There’s a storm brewing, and it’s not just all this rain we’re putting up with. It’s the increasingly sour feelings of those left behind in our runaway real estate market. According to McLean’s, the have-nots are praying for a housing market crash, even if it means their overextended friends would suffer.
After the recent publication of her controversial Toronto Life article, Catherine Jheon faced a backlash to her tone-deaf recounting of the renovation of her Parkdale “crack house,” and then her husband, Julian Humphreys, compounded matters with an even more tone-deaf post on his website that blamed the editor of the piece, and went all the way back to the 1930s to start explaining exactly how not-privileged he is.
The couple not only cluelessly hired a toothless, homeless contractor off the street to head up their reno and then seemed surprised when things didn’t go well, but already own property in Mexico, went on to write a Cottage Life article about their acquisition of a recreational property, and used money lent to them by a rich godfather to complete the reno on the home that’s now worth millions.
Meanwhile on the renters’ market in the same neighbourhood, tenants are going on rent strikes (and subsequently finding themselves evicted) to protest a lack of repairs and rent increases above regular limits.
It’s a problem that has been colourfully illustrated lately, but it isn’t a new problem, and it doesn’t just show up in the housing market. In 2014, The Broadbent Institute published then-new Statistics Canada findings that showed that our country’s wealth was heavily concentrated in the top 10% while the bottom 10% held more debt than assets.

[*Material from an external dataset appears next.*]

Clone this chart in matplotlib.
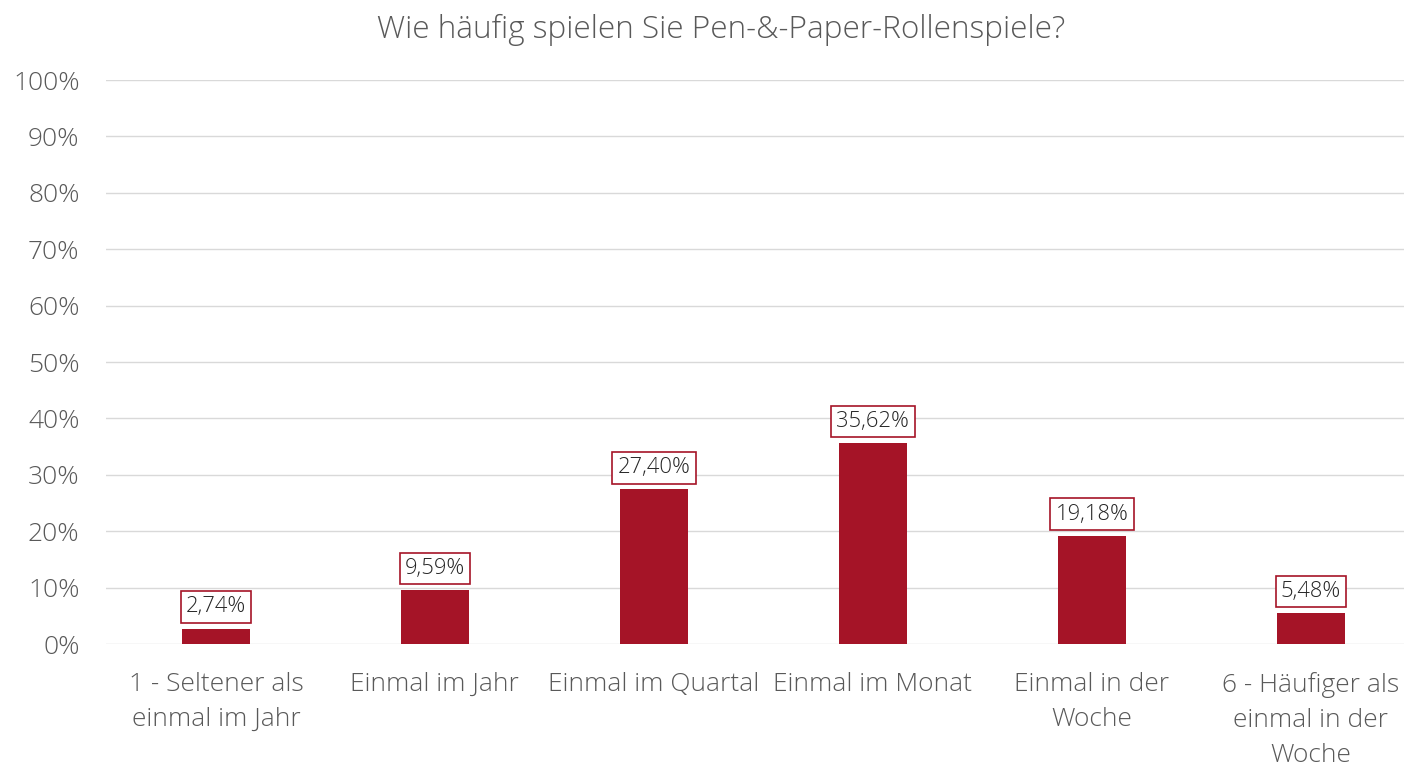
import matplotlib
matplotlib.use("Agg")
import matplotlib.pyplot as plt
from matplotlib.ticker import MultipleLocator, FuncFormatter

categories = ["1 - Seltener als\neinmal im Jahr", "Einmal im Jahr", "Einmal im Quartal",
              "Einmal im Monat", "Einmal in der\nWoche", "6 - Häufiger als\neinmal in der\nWoche"]
values = [2.74, 9.59, 27.40, 35.62, 19.18, 5.48]
title = "Wie häufig spielen Sie Pen-&-Paper-Rollenspiele?"

plt.rcParams['font.family'] = ['Open Sans', 'DejaVu Sans']
gray = "#595959"
red = "#A51427"

fig = plt.figure(figsize=(14.04, 7.69), dpi=100)
ax = fig.add_axes([106/1404, 1 - 644/769, (1404-106)/1404, (644-80)/769])

x = list(range(len(values)))
ax.bar(x, values, width=0.31, color=red, zorder=3)
ax.set_xlim(-0.502, 5.425)
ax.set_ylim(0, 100)
ax.yaxis.set_major_locator(MultipleLocator(10))
ax.yaxis.set_major_formatter(FuncFormatter(lambda v, p: f"{int(round(v))}%"))
ax.grid(axis='y', color="#d9d9d9", linewidth=1, zorder=0)
for s in ax.spines.values():
    s.set_visible(False)
ax.tick_params(axis='both', length=0, labelsize=19, labelcolor=gray)
ax.tick_params(axis='y', pad=19)
ax.tick_params(axis='x', pad=20)
ax.set_xticks(x)
ax.set_xticklabels(categories, linespacing=1.52)
for lab in ax.get_xticklabels() + ax.get_yticklabels():
    lab.set_fontweight('light')

for xi, v in zip(x, values):
    ax.annotate(f"{v:.2f}%".replace('.', ','), (xi, v), xytext=(0, 8), textcoords='offset points',
                ha='center', va='bottom', fontsize=15.8, color="#262626", fontweight='light',
                bbox=dict(boxstyle='square,pad=0.24', fc='white', ec=red, lw=1.2), zorder=4)

fig.text(721/1404, 1 - 30/769, title, ha='center', va='center', fontsize=22.7, color=gray,
         fontweight='light')

fig.savefig("out.png", dpi=100)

That concentration in the top 10% was most pronounced in British Columbia. In 2012, the median net worth of the top 10% was just over $2.1 million, while the median net worth of the bottom 10% was negative $5,100.
We tend to think of ourselves in Canada as being egalitarian, good-hearted folk, but with the growing rift perpetuated in large part by the increasing lack of affordability in the housing markets in our biggest cities, it’s becoming harder to ignore the problem.
We may like to think that this isn’t something we Canadians have to think about, but rather a problem for countries with a lot more political problems that make it difficult to move wealth around, like perhaps Mexico, or for our increasingly fractured, radicalized neighbours to the south, but we’re not the only “nice” country facing it.
In February, Australia’s Fair Work Commission decided to cut weekend and public holiday pay in its hospitality, retail and fast-food sectors, with a resulting annual salary decrease of up to $6,000 for workers in those low-paying fields. The year before, research showed that the wealthiest Australians owned 71 times that of the poorest.
I find myself increasingly up against my own personal dichotomy as the financial landscape of ours and other developed nations continues to evolve. I’m a fan of capitalism. I think people should be encouraged to make money, to run businesses. But I also think everyone deserves a decent wage and an affordable place to live.
I’m not sure there are answers. Taxation is one way to redistribute wealth, and here at home at least we seem to still understand that it’s up to the haves to help pay for the schools, roads, emergency services and such that we all use, but redistribution should play a secondary role to helping lower- and middle-income families create wealth. But how do we do that?
And how do we keep the increasing wealth divide from dividing us as a nation? It’s not a simple problem, and the solution, if there is one, won’t be simple either, but not giving front-page stories to the hopelessly out of touch may be a good place to start.